▶ _Goal of the exercise_
In the listing below, find the line holding "Clone this chart in matplotlib." and the line holding "return fig.add_axes([left /". Write out those two lines and all lines between, exactly, and nothing more.

— start Material provided —

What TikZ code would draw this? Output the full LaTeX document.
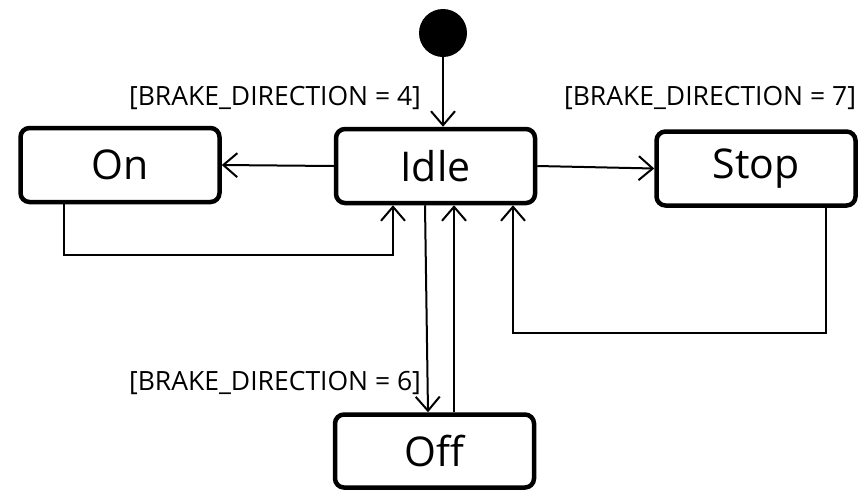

— end Material provided —
— start Material provided —

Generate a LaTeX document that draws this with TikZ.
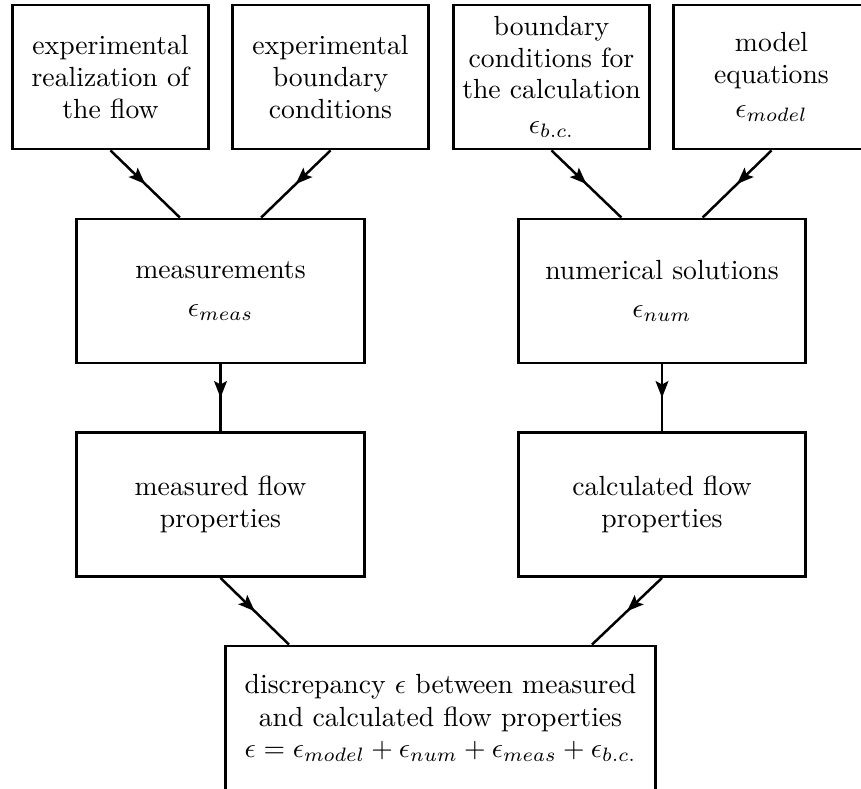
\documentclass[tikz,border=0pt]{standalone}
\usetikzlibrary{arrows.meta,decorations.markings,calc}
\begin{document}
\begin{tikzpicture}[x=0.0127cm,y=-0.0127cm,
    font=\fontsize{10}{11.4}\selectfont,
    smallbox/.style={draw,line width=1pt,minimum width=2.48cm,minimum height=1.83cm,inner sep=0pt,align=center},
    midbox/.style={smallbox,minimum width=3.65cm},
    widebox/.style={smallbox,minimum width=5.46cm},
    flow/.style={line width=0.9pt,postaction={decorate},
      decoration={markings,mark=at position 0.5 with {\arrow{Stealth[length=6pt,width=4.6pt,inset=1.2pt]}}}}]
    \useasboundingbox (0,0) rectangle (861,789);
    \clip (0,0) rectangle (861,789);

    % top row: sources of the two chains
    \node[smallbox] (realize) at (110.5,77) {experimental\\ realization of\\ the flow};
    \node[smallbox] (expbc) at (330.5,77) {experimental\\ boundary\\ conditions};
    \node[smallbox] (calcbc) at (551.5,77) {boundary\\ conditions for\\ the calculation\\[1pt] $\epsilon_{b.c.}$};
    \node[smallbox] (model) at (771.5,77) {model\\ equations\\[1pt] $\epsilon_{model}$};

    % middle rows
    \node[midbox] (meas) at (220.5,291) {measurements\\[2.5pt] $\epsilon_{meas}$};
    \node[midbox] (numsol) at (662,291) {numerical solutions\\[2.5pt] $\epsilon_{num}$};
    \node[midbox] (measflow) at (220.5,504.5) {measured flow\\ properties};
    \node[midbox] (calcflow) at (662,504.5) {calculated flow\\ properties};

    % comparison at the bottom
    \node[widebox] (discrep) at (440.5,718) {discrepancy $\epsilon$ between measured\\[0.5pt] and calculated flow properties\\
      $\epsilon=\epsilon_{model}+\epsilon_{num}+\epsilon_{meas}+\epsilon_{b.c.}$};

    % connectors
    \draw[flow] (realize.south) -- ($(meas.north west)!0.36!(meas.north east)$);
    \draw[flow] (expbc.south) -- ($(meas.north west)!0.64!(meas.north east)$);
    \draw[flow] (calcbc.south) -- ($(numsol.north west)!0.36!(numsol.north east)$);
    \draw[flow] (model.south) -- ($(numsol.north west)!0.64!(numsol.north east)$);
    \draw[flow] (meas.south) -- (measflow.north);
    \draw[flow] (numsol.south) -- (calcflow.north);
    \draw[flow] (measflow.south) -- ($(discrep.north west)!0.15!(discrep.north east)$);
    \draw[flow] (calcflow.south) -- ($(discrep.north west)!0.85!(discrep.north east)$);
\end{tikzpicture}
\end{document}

— end Material provided —
— start Material provided —

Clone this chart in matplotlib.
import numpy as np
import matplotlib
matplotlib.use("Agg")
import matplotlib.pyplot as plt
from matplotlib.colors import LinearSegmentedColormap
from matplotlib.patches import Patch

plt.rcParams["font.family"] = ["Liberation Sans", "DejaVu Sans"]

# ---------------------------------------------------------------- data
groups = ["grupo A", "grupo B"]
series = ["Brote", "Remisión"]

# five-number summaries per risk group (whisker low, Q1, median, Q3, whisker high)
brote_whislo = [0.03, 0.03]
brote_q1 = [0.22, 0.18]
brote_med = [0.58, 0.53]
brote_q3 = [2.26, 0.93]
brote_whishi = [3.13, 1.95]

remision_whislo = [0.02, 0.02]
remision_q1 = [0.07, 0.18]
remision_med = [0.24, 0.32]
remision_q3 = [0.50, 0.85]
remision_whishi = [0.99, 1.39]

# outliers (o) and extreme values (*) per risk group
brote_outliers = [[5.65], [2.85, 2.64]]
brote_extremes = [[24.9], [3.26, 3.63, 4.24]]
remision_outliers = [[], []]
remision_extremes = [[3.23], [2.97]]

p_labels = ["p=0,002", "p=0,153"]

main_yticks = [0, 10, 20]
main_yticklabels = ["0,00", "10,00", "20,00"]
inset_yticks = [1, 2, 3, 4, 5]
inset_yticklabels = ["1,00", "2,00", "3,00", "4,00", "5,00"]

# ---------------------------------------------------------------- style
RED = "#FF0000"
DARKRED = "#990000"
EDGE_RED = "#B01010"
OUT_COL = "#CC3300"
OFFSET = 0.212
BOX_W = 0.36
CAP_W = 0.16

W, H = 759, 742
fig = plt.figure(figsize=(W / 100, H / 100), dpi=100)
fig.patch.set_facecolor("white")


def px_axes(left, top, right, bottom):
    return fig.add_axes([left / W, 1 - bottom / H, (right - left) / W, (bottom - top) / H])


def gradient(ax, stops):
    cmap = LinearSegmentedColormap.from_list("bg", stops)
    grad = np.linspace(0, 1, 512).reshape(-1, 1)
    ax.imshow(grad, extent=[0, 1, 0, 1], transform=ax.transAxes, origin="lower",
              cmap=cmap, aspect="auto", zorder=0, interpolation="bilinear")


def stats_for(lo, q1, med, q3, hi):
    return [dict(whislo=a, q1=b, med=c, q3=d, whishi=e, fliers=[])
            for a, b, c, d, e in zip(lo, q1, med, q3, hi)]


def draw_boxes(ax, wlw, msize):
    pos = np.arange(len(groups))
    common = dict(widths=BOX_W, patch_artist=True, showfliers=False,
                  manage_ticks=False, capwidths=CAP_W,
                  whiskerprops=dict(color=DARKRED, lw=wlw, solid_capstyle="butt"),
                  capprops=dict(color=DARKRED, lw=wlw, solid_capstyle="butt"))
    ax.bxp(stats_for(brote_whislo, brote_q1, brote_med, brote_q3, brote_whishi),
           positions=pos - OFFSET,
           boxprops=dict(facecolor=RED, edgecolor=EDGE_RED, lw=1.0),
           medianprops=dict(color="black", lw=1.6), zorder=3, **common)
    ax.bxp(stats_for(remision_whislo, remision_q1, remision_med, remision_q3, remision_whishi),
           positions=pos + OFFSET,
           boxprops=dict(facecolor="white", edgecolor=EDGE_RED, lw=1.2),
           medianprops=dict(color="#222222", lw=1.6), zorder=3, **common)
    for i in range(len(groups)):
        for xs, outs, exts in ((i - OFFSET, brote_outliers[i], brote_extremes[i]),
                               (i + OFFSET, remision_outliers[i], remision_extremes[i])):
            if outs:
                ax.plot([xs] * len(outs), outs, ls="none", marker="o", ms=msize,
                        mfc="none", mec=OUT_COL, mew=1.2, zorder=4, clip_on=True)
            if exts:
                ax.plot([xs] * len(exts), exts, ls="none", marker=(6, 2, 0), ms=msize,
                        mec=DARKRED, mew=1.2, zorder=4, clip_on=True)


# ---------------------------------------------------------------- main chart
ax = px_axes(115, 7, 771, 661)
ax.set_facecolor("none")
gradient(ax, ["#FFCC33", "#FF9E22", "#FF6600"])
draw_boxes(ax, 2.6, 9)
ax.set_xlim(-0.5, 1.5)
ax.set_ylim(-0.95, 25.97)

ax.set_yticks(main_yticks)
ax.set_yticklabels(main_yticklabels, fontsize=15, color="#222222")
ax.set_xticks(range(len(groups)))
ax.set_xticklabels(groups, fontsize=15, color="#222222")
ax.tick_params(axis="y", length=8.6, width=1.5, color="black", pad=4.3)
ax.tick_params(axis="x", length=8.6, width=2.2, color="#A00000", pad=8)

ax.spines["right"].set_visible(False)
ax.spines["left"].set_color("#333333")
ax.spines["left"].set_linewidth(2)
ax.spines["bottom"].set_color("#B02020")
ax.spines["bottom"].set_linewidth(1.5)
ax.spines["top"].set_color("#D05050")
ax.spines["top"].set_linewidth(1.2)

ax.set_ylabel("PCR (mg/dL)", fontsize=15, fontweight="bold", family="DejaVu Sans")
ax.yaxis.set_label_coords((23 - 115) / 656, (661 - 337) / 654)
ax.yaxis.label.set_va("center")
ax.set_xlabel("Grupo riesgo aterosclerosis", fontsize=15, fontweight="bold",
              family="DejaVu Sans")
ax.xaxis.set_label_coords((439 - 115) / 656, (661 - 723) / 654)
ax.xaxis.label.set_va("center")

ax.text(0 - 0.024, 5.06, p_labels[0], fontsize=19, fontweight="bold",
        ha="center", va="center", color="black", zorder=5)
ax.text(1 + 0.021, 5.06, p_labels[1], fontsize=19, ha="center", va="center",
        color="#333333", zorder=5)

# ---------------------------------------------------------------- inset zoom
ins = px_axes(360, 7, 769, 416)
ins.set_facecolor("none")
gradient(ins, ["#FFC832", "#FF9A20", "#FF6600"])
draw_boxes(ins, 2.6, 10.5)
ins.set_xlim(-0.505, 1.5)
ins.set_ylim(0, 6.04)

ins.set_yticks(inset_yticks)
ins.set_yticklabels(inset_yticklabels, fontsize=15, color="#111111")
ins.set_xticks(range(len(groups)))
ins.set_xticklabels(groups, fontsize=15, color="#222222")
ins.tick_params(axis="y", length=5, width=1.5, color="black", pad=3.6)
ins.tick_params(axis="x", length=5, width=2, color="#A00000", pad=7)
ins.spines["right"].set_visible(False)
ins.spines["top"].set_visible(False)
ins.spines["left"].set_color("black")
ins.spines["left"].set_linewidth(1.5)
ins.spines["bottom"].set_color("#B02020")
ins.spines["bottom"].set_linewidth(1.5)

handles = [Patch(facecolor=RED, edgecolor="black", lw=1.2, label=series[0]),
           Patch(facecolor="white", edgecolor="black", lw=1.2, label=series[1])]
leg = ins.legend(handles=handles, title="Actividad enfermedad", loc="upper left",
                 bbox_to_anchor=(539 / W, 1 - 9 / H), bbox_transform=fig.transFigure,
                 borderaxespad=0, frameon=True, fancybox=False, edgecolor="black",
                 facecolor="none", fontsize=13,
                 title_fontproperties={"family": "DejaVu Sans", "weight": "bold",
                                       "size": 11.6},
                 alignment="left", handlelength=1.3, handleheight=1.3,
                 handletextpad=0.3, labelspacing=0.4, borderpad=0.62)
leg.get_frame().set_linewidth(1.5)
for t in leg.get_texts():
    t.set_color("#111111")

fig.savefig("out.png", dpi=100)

— end Material provided —

▶ _Finished exercise_
Clone this chart in matplotlib.
import numpy as np
import matplotlib
matplotlib.use("Agg")
import matplotlib.pyplot as plt
from matplotlib.colors import LinearSegmentedColormap
from matplotlib.patches import Patch

plt.rcParams["font.family"] = ["Liberation Sans", "DejaVu Sans"]

# ---------------------------------------------------------------- data
groups = ["grupo A", "grupo B"]
series = ["Brote", "Remisión"]

# five-number summaries per risk group (whisker low, Q1, median, Q3, whisker high)
brote_whislo = [0.03, 0.03]
brote_q1 = [0.22, 0.18]
brote_med = [0.58, 0.53]
brote_q3 = [2.26, 0.93]
brote_whishi = [3.13, 1.95]

remision_whislo = [0.02, 0.02]
remision_q1 = [0.07, 0.18]
remision_med = [0.24, 0.32]
remision_q3 = [0.50, 0.85]
remision_whishi = [0.99, 1.39]

# outliers (o) and extreme values (*) per risk group
brote_outliers = [[5.65], [2.85, 2.64]]
brote_extremes = [[24.9], [3.26, 3.63, 4.24]]
remision_outliers = [[], []]
remision_extremes = [[3.23], [2.97]]

p_labels = ["p=0,002", "p=0,153"]

main_yticks = [0, 10, 20]
main_yticklabels = ["0,00", "10,00", "20,00"]
inset_yticks = [1, 2, 3, 4, 5]
inset_yticklabels = ["1,00", "2,00", "3,00", "4,00", "5,00"]

# ---------------------------------------------------------------- style
RED = "#FF0000"
DARKRED = "#990000"
EDGE_RED = "#B01010"
OUT_COL = "#CC3300"
OFFSET = 0.212
BOX_W = 0.36
CAP_W = 0.16

W, H = 759, 742
fig = plt.figure(figsize=(W / 100, H / 100), dpi=100)
fig.patch.set_facecolor("white")


def px_axes(left, top, right, bottom):
    return fig.add_axes([left / W, 1 - bottom / H, (right - left) / W, (bottom - top) / H])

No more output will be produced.